- [Given instruction]
State how many lines in the listing below include the word "with". Give nothing but the number.

- [Data to use]
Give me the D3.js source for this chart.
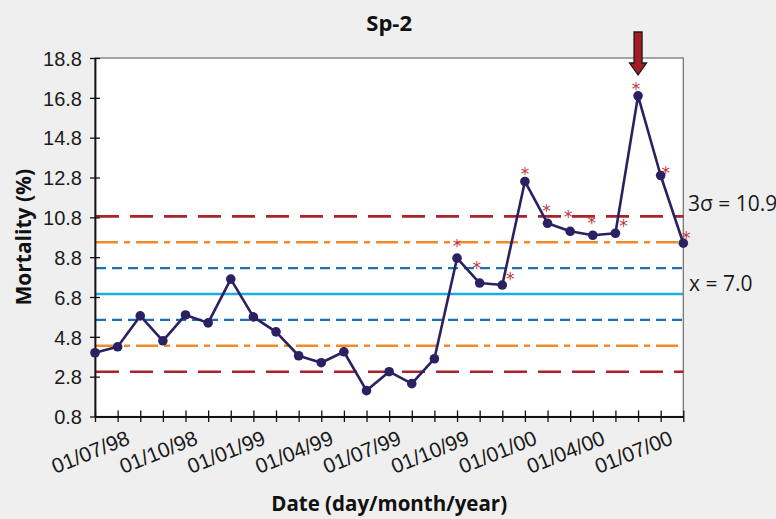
...
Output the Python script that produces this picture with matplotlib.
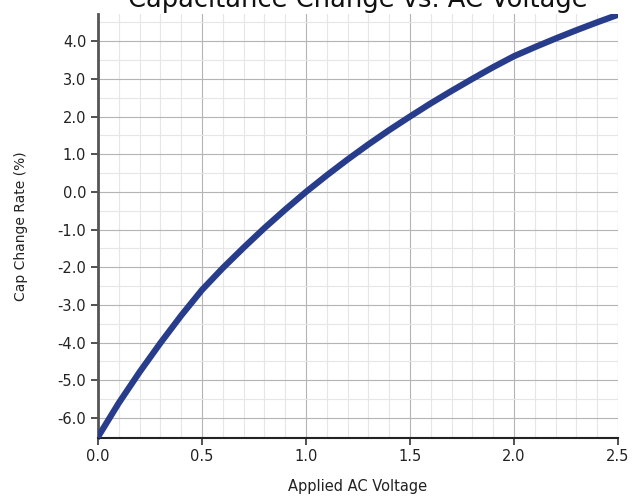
---
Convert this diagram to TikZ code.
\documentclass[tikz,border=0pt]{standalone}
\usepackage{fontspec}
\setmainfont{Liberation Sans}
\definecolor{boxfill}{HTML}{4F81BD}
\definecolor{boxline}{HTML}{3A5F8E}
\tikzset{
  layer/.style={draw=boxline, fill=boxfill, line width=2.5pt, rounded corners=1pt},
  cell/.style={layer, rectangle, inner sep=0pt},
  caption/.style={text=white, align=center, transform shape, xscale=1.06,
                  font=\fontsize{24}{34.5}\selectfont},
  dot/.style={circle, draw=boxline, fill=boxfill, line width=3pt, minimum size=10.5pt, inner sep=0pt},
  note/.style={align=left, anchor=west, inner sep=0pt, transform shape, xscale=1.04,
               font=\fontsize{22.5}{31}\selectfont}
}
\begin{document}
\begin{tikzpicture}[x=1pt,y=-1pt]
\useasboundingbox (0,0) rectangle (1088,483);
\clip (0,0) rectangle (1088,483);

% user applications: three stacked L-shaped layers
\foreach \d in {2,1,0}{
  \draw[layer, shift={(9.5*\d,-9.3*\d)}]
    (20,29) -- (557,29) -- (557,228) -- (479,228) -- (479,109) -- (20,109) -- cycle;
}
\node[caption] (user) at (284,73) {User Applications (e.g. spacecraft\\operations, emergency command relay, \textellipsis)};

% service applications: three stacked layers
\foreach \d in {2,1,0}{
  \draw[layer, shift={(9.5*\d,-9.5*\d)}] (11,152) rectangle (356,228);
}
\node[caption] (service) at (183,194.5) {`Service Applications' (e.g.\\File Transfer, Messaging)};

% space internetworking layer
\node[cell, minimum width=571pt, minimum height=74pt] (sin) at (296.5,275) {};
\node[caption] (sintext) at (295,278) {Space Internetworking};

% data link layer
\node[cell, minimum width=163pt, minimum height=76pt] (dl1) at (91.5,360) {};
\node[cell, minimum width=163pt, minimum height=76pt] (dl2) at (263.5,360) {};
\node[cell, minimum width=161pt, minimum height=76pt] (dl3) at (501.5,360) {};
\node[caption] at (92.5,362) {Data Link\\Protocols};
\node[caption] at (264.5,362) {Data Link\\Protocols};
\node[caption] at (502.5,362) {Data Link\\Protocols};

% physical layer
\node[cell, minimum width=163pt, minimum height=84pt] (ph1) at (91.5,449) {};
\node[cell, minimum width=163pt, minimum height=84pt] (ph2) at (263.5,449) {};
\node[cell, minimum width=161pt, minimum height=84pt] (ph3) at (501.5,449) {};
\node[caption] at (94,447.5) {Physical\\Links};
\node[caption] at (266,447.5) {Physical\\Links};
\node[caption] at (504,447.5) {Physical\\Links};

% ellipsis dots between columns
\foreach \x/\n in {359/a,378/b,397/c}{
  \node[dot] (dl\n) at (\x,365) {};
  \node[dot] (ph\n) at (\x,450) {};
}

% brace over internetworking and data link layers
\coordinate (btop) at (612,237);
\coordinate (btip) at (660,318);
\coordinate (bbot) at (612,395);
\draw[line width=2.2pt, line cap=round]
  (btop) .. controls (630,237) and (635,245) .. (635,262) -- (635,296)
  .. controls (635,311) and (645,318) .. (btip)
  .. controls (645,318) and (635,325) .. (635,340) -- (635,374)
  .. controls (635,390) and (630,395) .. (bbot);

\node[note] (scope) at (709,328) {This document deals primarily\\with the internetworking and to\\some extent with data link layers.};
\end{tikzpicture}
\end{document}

- [Problem solution]
2